Spyridon Prossalentis (1894-1942). Portrait of the Corfu Philharmonic Society President Georgios L. Flamburiaris (1908-1912), π. 1930, Oil on canvas, 70 x 50 cm. Courtesy of the Corfu Philharmonic Society.

Georgios Leonidou Flamburiaris (1857-1935) served as President of the Corfu Philharmonic Society (1908-1912) and of the Corfu Reading Society three times (1921-1925, 1929-1930 καὶ 1933-1935).

Spyros Sourtzinos (b. 1948). Portrait of the Corfu Reading Society Benefactor Spiro Flamburiari (b. 1930), 2020, Oil on canvas, 50 x 40 cm. Courtesy of the Corfu Reading Society.

Spiro Leonidou Flamburiari (b. 1930) is an entrepreneur active in England. In 2000 he created the Corfu Heritage Foundation to preserve and protect the historic legacy of Corfu and simultaneously promote Anglo-Hellenic relations. In addition, he continues the family tradition to strengthen the public benefit work of the Corfu Reading Society, the oldest cultural institution in Greece, with an uninterrupted operation since 1836.

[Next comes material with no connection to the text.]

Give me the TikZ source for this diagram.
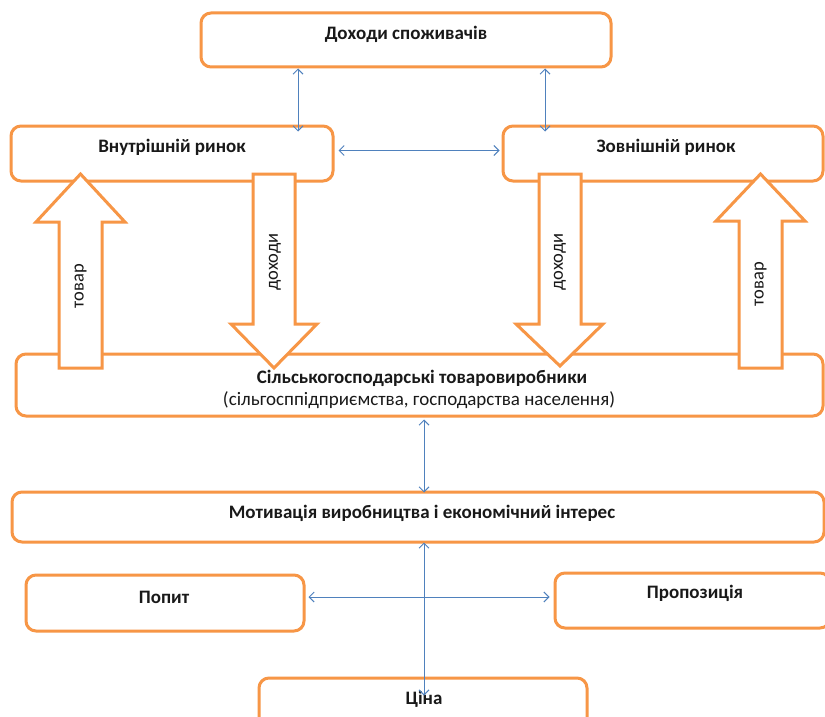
\documentclass[tikz,border=0pt]{standalone}
\usepackage{fontspec}
\setmainfont{Carlito}
\usetikzlibrary{arrows.meta}
\definecolor{orng}{HTML}{F79646}
\definecolor{blu}{HTML}{4F81BD}
\begin{document}
\begin{tikzpicture}[x=1pt,y=-1pt,
 obox/.style={draw=orng,line width=3pt,rounded corners=10pt,fill=white,inner sep=0pt},
 btxt/.style={font=\fontsize{19}{22}\selectfont\bfseries,inner sep=0pt,text=black!90},
 rtxt/.style={font=\fontsize{19}{22}\selectfont,inner sep=0pt,text=black!90},
 vtxt/.style={font=\fontsize{18.5}{22}\selectfont,rotate=90,inner sep=0pt,text=black!90},
 barrow/.style={draw=orng,line width=3pt,fill=white,line join=miter},
 link/.style={draw=blu,line width=1pt,{Straight Barb[length=5pt,width=10pt]}-{Straight Barb[length=5pt,width=10pt]}}]
\useasboundingbox (0,0) rectangle (825,717);
\clip (0,0) rectangle (825,717);
\fill[white] (0,0) rectangle (825,717);
% boxes
\node[obox,minimum width=410pt,minimum height=54pt] (dohody) at (406,40) {};
\node[obox,minimum width=322pt,minimum height=55pt] (vnut) at (172,153.5) {};
\node[obox,minimum width=320pt,minimum height=55pt] (zovn) at (663,153.5) {};
\node[obox,minimum width=807pt,minimum height=62pt] (silsk) at (419.5,385) {};
\node[obox,minimum width=812pt,minimum height=50pt] (motyv) at (418,517) {};
\node[obox,minimum width=278pt,minimum height=56pt] (popyt) at (165,603) {};
\node[obox,minimum width=275pt,minimum height=55pt] (propoz) at (692.5,600.5) {};
\node[obox,minimum width=328pt,minimum height=62pt] (tsina) at (423,709) {};
% block arrows
\draw[barrow] (59,368) -- (59,222) -- (36,222) -- (80.5,174) -- (125,222) -- (102,222) -- (102,368) -- cycle;
\draw[barrow] (253,174) -- (295,174) -- (295,324) -- (317,324) -- (274,368) -- (231,324) -- (253,324) -- cycle;
\draw[barrow] (539,174) -- (581,174) -- (581,324) -- (603,324) -- (560,366) -- (516,324) -- (539,324) -- cycle;
\draw[barrow] (739,368) -- (739,221) -- (716,221) -- (760.5,174) -- (805,221) -- (782,221) -- (782,368) -- cycle;
% texts
\node[btxt] (tdohody) at (406,34) {Доходи споживачів};
\node[btxt] (tvnut) at (172,147) {Внутрішній ринок};
\node[btxt] (tzovn) at (666,147) {Зовнішній ринок};
\node[btxt] (tsilsk1) at (422,378) {Сільськогосподарські товаровиробники};
\node[rtxt] (tsilsk2) at (419,400) {(сільгосппідприємства, господарства населення)};
\node[btxt] (tmotyv) at (422,513) {Мотивація виробництва і економічний інтерес};
\node[btxt] (tpopyt) at (164,597) {Попит};
\node[btxt] (tpropoz) at (695,593) {Пропозиція};
\node[btxt] (ttsina) at (424,699) {Ціна};
\node[vtxt] (ttovar1) at (80.5,286) {товар};
\node[vtxt] (tdoh1) at (275,262) {доходи};
\node[vtxt] (tdoh2) at (560,262) {доходи};
\node[vtxt] (ttovar2) at (760.5,284) {товар};
% connectors
\draw[link] ([xshift=-108pt]dohody.south) -- ([xshift=126pt,yshift=-7pt]vnut.north);
\draw[link] ([xshift=139pt]dohody.south) -- ([xshift=-118pt,yshift=-7pt]zovn.north);
\draw[link] ([xshift=4pt,yshift=3pt]vnut.east) -- ([xshift=-2pt,yshift=3pt]zovn.west);
\draw[link] ([xshift=4.5pt,yshift=-2pt]silsk.south) -- ([xshift=6pt,yshift=-2pt]motyv.north);
\draw[link] ([xshift=6pt,yshift=1pt]motyv.south) -- ([xshift=1pt,yshift=-19pt]tsina.north);
\draw[link] ([xshift=3pt,yshift=6pt]popyt.east) -- ([xshift=-4pt,yshift=3.5pt]propoz.west);
\end{tikzpicture}
\end{document}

Milly Flamburiari (England, b. 1945). Reproduction of the Flamburiari Genealogical Tree (1620-1920) with branches in Corfu and Zante, created by I. Vlachopoulos, in the possession of the San Stefano Estate, Benitses, c. 1980, Enamel on board, 50 x 40 cm. Courtesy of the Corfu Heritage Foundation.
Anonymous (Corfu). Flamburari Family Coat of Arms, c. 1900. Ink and gouache on silk, 40 x 30 cm. Courtesy of the Corfu Heritage Foundation.
Megakles Rogakos (England, b. 1972). Relief of the Flamburari Family Coat of Arms, 2020. Gold leaf on plaster, 40 x 40 x 3 cm. Courtesy of the Corfu Heritage Foundation.